En 2001, l’équivalent français de ginger ale qui était présenté en vedette
dans le GDT était « soda au gingembre », « terme recommandé par
l’Office québécois de la langue française ». C’est-à-dire que ce terme
avait fait l’objet d’un dossier qui avait été préparé par un terminologue et approuvé par le
Comité d’officialisation puis le conseil d'administration de l'Office et ensuite publié comme avis de recommandation dans la Gazette officielle du Québec :
La fiche a été refaite en 2014 pour mettre
en vedette l’équivalent « boisson gazeuse au gingembre ». Il n’est
plus fait mention de l’avis de recommandation publié à la Gazette officielle.

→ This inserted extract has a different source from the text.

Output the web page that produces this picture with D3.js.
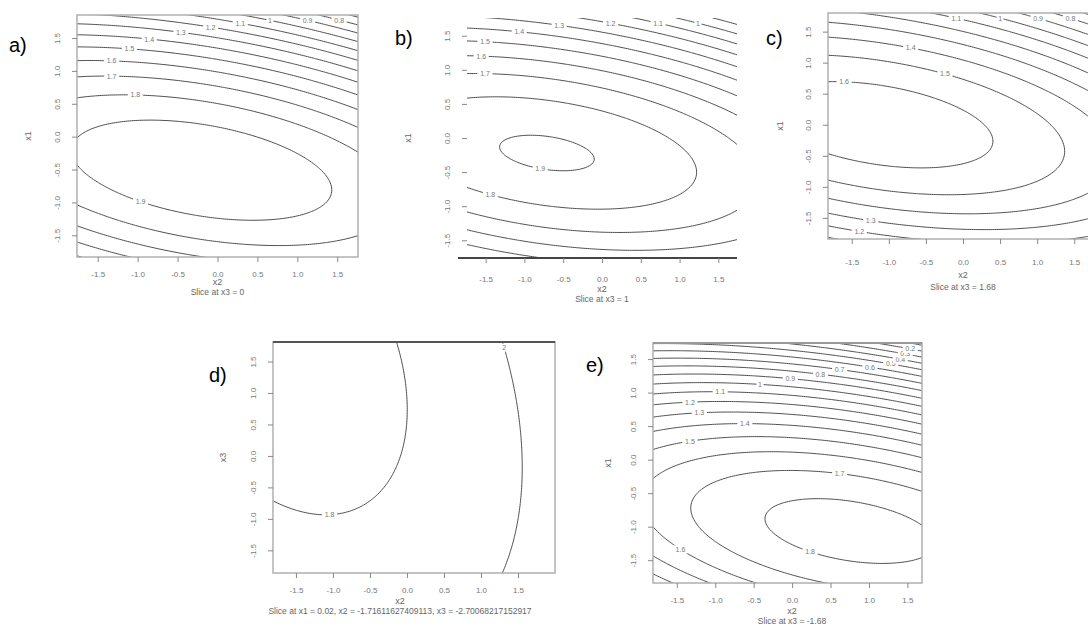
<!DOCTYPE html>
<html><head><meta charset="utf-8">
<script src="https://cdn.jsdelivr.net/npm/d3@7"></script>
<style>body{margin:0;background:#fff}text{font-family:"Liberation Sans",Arial,sans-serif}</style>
</head><body>
<svg id="c" width="1088" height="639"></svg>
<script>
// ---- shared ticks ----
const tickValues = [-1.5, -1.0, -0.5, 0.0, 0.5, 1.0, 1.5];
const tickLabels = ["-1.5", "-1.0", "-0.5", "0.0", "0.5", "1.0", "1.5"];

// ---- panel a (x2 horizontal, x1 vertical), slice at x3 = 0 ----
const aCenter = [-0.2, -0.51];
const aCoef = [0.218, 1.0, 0.368];          // x2^2, x1^2, x2*x1
const aLevels = [0.49, 1.11, 1.73, 2.35, 2.97, 3.59, 4.21, 4.83, 5.45, 6.07, 6.69, 7.31, 7.93];
const aLabels = ["1.9", "1.8", "1.7", "1.6", "1.5", "1.4", "1.3", "1.2", "1.1", "1", "0.9", "0.8", "0.7"];

// ---- panel b, slice at x3 = 1 ----
const bCenter = [-0.71, -0.22];
const bCoef = [0.1825, 1.0, 0.292];
const bLevels = [0.06, 0.6, 1.2, 1.8, 2.4, 3.0, 3.6, 4.2, 4.8, 5.4, 6.0];
const bLabels = ["1.9", "1.8", "1.7", "1.6", "1.5", "1.4", "1.3", "1.2", "1.1", "1", "0.9"];

// ---- panel c, slice at x3 = 1.68 ----
const cCenter = [-1.15, 0.0];
const cCoef = [0.2, 1.0, 0.34];
const cLevels = [0.413, 1.087, 1.76, 2.44, 3.11, 3.79, 4.46, 5.13, 5.81, 6.48, 7.16];
const cLabels = ["1.6", "1.5", "1.4", "1.3", "1.2", "1.1", "1", "0.9", "0.8", "0.7", "0.6"];

// ---- panel d (x2 horizontal, x3 vertical) ----
const dCenter = [-1.8, 1.8];
const dCoef = [2.3, 1.0, 1.18];
const dLevels = [6.35, 22.0];
const dLabels = ["1.8", "2"];

// ---- panel e, slice at x3 = -1.68 ----
const eCenter = [0.755, -1.065];
const eCoef = [0.19, 1.0, 0.33];
const eLevels = [0.2, 0.7, 1.2, 1.7, 2.2, 2.7, 3.2, 3.7, 4.2, 4.7, 5.2, 5.7, 6.2, 6.7, 7.2, 7.7, 8.2, 8.7];
const eLabels = ["1.8", "1.7", "1.6", "1.5", "1.4", "1.3", "1.2", "1.1", "1", "0.9", "0.8", "0.7", "0.6", "0.5", "0.4", "0.3", "0.2", "0.1"];

const svg = d3.select("#c");

function surface(center, coef) {
  return (x, y) => {
    const u = x - center[0], v = y - center[1];
    return coef[0] * u * u + coef[1] * v * v + coef[2] * u * v;
  };
}

function drawPanel(p) {
  const g = svg.append("g");
  const [L, T, R, B] = p.box;
  const xs = d3.scaleLinear().domain(p.xDom).range([L, R]);
  const ys = d3.scaleLinear().domain(p.yDom).range([B, T]);
  const f = surface(p.center, p.coef);

  const n = 160, m = 160;
  const padX = (p.xDom[1] - p.xDom[0]) * 0.06, padY = (p.yDom[1] - p.yDom[0]) * 0.06;
  const gx0 = p.xDom[0] - padX, gx1 = p.xDom[1] + padX;
  const gy0 = p.yDom[1] + padY, gy1 = p.yDom[0] - padY;
  const dx = (gx1 - gx0) / (n - 1), dy = (gy1 - gy0) / (m - 1);
  const values = new Float64Array(n * m);
  for (let j = 0; j < m; j++) for (let i = 0; i < n; i++)
    values[j * n + i] = f(gx0 + i * dx, gy0 + j * dy);
  const toPx = (gxp, gyp) => [xs(gx0 + (gxp - 0.5) * dx), ys(gy0 + (gyp - 0.5) * dy)];
  const contours = d3.contours().size([n, m]).thresholds(p.levels)(values);
  const proj = d3.geoTransform({ point(x, y) { const q = toPx(x, y); this.stream.point(q[0], q[1]); } });
  const path = d3.geoPath(proj);

  const cid = "clip" + p.id;
  svg.append("clipPath").attr("id", cid).append("rect")
    .attr("x", L).attr("y", T).attr("width", R - L).attr("height", B - T);
  const cg = g.append("g").attr("clip-path", `url(#${cid})`);

  cg.selectAll("path.ct").data(contours).join("path")
    .attr("class", "ct").attr("d", path)
    .attr("fill", "none").attr("stroke", "#3a3a3a").attr("stroke-width", 0.9);

  contours.forEach((c, k) => {
    const pts = [];
    c.coordinates.forEach(poly => poly.forEach(ring => ring.forEach(pt => {
      const q = toPx(pt[0], pt[1]);
      if (q[0] > L + 10 && q[0] < Math.min(R, p.visR || R) - 10 && q[1] > T + 5 && q[1] < B - 5) pts.push(q);
    })));
    if (!pts.length) return;
    const tx = p.labelX[k % p.labelX.length];
    let best = pts[0], bd = Infinity;
    pts.forEach(q => { const d = Math.abs(q[0] - tx) + (p.preferTop ? q[1] * 0.001 : 0); if (d < bd) { bd = d; best = q; } });
    const txt = p.labels[k];
    const w = txt.length * 4 + 3;
    cg.append("rect").attr("x", best[0] - w / 2).attr("y", best[1] - 4).attr("width", w).attr("height", 8).attr("fill", "#fff");
    cg.append("text").attr("x", best[0]).attr("y", best[1] + 2.5).attr("text-anchor", "middle")
      .attr("font-size", 7).attr("fill", "#777").text(txt);
  });

  if (p.boxed) {
    g.append("rect").attr("x", L).attr("y", T).attr("width", R - L).attr("height", B - T)
      .attr("fill", "none").attr("stroke", "#b0b0b0").attr("stroke-width", 1.5);
  }
  if (p.topLine) {
    g.append("line").attr("x1", L).attr("x2", R).attr("y1", T).attr("y2", T)
      .attr("stroke", p.topLine).attr("stroke-width", 2.2);
  }
  if (p.bottomLine) {
    g.append("line").attr("x1", p.bottomLine[0]).attr("x2", p.bottomLine[1]).attr("y1", B).attr("y2", B)
      .attr("stroke", "#444").attr("stroke-width", 2.2);
  }

  const fmt = v => tickLabels[tickValues.indexOf(v)];
  const ax = g.append("g").attr("transform", `translate(0,${B})`)
    .call(d3.axisBottom(xs).tickValues(tickValues).tickFormat(fmt).tickSize(5).tickPadding(p.tickPad || 9));
  ax.select(".domain").remove();
  ax.selectAll("line").attr("stroke", "#888");
  ax.selectAll("text").attr("font-size", 8).attr("fill", "#777").attr("font-family", "Liberation Sans, Arial");

  const ay = g.append("g").attr("transform", `translate(${L},0)`)
    .call(d3.axisLeft(ys).tickValues(tickValues).tickFormat(fmt).tickSize(5));
  ay.select(".domain").remove();
  ay.selectAll("line").attr("stroke", "#888");
  ay.selectAll("text").attr("font-size", 8).attr("fill", "#777").attr("font-family", "Liberation Sans, Arial")
    .attr("transform", "rotate(-90)").attr("x", 0).attr("y", -p.yLabOff).attr("dy", 0).attr("text-anchor", "middle");

  const midX = (L + R) / 2;
  g.append("text").attr("x", p.titleX || midX).attr("y", p.xTitleY).attr("text-anchor", "middle")
    .attr("font-size", 9).attr("fill", "#666").text(p.xTitle);
  g.append("text").attr("x", p.titleX || midX).attr("y", p.subY).attr("text-anchor", "middle")
    .attr("font-size", 8.5).attr("fill", "#666").text(p.sub);
  g.append("text").attr("transform", `translate(${p.yTitleX},${(T + B) / 2}) rotate(-90)`)
    .attr("text-anchor", "middle").attr("font-size", 9).attr("fill", "#666").text(p.yTitle);

  svg.append("text").attr("x", p.tag[0]).attr("y", p.tag[1]).attr("font-size", 20)
    .attr("fill", "#000").text(p.tagText);
}

drawPanel({ id: "a", box: [77, 15, 358, 257], xDom: [-1.76, 1.76], yDom: [-1.83, 1.85],
  center: aCenter, coef: aCoef, levels: aLevels, labels: aLabels, labelX: [140, 135, 112, 112, 130, 150, 180, 210, 240, 270, 300, 320, 340],
  boxed: true, xTitle: "x2", yTitle: "x1", sub: "Slice at x3 = 0", xTitleY: 285, subY: 295, yTitleX: 31, yLabOff: 17,
  tag: [9, 52], tagText: "a)" });

drawPanel({ id: "b", box: [467, 18, 737, 258], xDom: [-1.74, 1.74], yDom: [-1.76, 1.76], tickPad: 13,
  center: bCenter, coef: bCoef, levels: bLevels, labels: bLabels, labelX: [540, 490, 485, 482, 485, 520, 560, 600, 640, 680, 700],
  boxed: false, bottomLine: [458, 737], titleX: 602, xTitle: "x2", yTitle: "x1", sub: "Slice at x3 = 1", xTitleY: 292, subY: 302, yTitleX: 411, yLabOff: 17,
  tag: [395, 45], tagText: "b)" });

drawPanel({ id: "c", box: [828, 13, 1098, 239], xDom: [-1.82, 1.82], yDom: [-1.84, 1.8], visR: 1088, tickPad: 15,
  center: cCenter, coef: cCoef, levels: cLevels, labels: cLabels, labelX: [845, 945, 910, 870, 860, 900, 950, 990, 1020, 1050, 1070],
  boxed: true, titleX: 963, xTitle: "x2", yTitle: "x1", sub: "Slice at x3 = 1.68", xTitleY: 278, subY: 290, yTitleX: 783, yLabOff: 17,
  tag: [766, 45], tagText: "c)" });

drawPanel({ id: "d", box: [273, 342, 555, 573], xDom: [-1.81, 2.0], yDom: [-1.86, 1.81],
  center: dCenter, coef: dCoef, levels: dLevels, labels: dLabels, labelX: [330, 503],
  boxed: true, topLine: "#555", titleX: 400, xTitle: "x2", yTitle: "x3",
  sub: "Slice at x1 = 0.02, x2 = -1.71611627409113, x3 = -2.70068217152917", xTitleY: 604, subY: 614, yTitleX: 226, yLabOff: 17,
  tag: [209, 382], tagText: "d)" });

drawPanel({ id: "e", box: [653, 343, 922, 583], xDom: [-1.81, 1.69], yDom: [-1.84, 1.74],
  center: eCenter, coef: eCoef, levels: eLevels, labels: eLabels, labelX: [810, 840, 680, 690, 745, 700, 690, 720, 760, 790, 820, 840, 870, 890, 900, 905, 910, 912],
  boxed: true, topLine: "#999", titleX: 792, xTitle: "x2", yTitle: "x1", sub: "Slice at x3 = -1.68", xTitleY: 614, subY: 624, yTitleX: 611, yLabOff: 17,
  tag: [586, 372], tagText: "e)" });
</script>
</body></html>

On peut donc supposer : soit qu’un terminologue a préparé un dossier de
désofficialisation et que l’Office a fait publier à la Gazette officielle un
avis indiquant que le terme n’est plus recommandé – longue procédure
administrative ; soit qu’un terminologue a décidé de sa propre autorité de
ne plus faire mention d’une décision du conseil d’administration de l’Office –
comportement curieux dans une administration.
Une fiche de 2001 indiquait encore que le
terme « racinette » était recommandé par l’Office pour désigner en
français la root beer :
La fiche de 2014 ne mentionne plus que le
terme a été recommandé officiellement. Une fois encore on se pose la question :
l’Office a-t-il retiré son ancien avis de recommandation ?
Toutes les fiches relatives aux boissons
gazeuses privilégiaient auparavant l’appellation « soda », conformément
à l’avis de recommandation publié à la Gazette officielle. En 2014, on a
systématiquement mis en vedette l’appellation « boisson gazeuse ». On
a donc jugé opportun qu’un terminologue consacre des heures et des heures de
travail à ce changement qui apparaîtra comme cosmétique à la plupart des
mortels.
À l’heure où l’Office ne parvient pas à
faire du français la langue de travail sur le chantier du mégahôpital francophone de Montréal, on peut se demander s’il ne serait pas plus judicieux de
réaffecter des ressources humaines à la francisation des entreprises plutôt que
d’encourager des terminologues à continuer de jouer les Pénélope qui défont aujourd’hui
ce qui a été fait hier.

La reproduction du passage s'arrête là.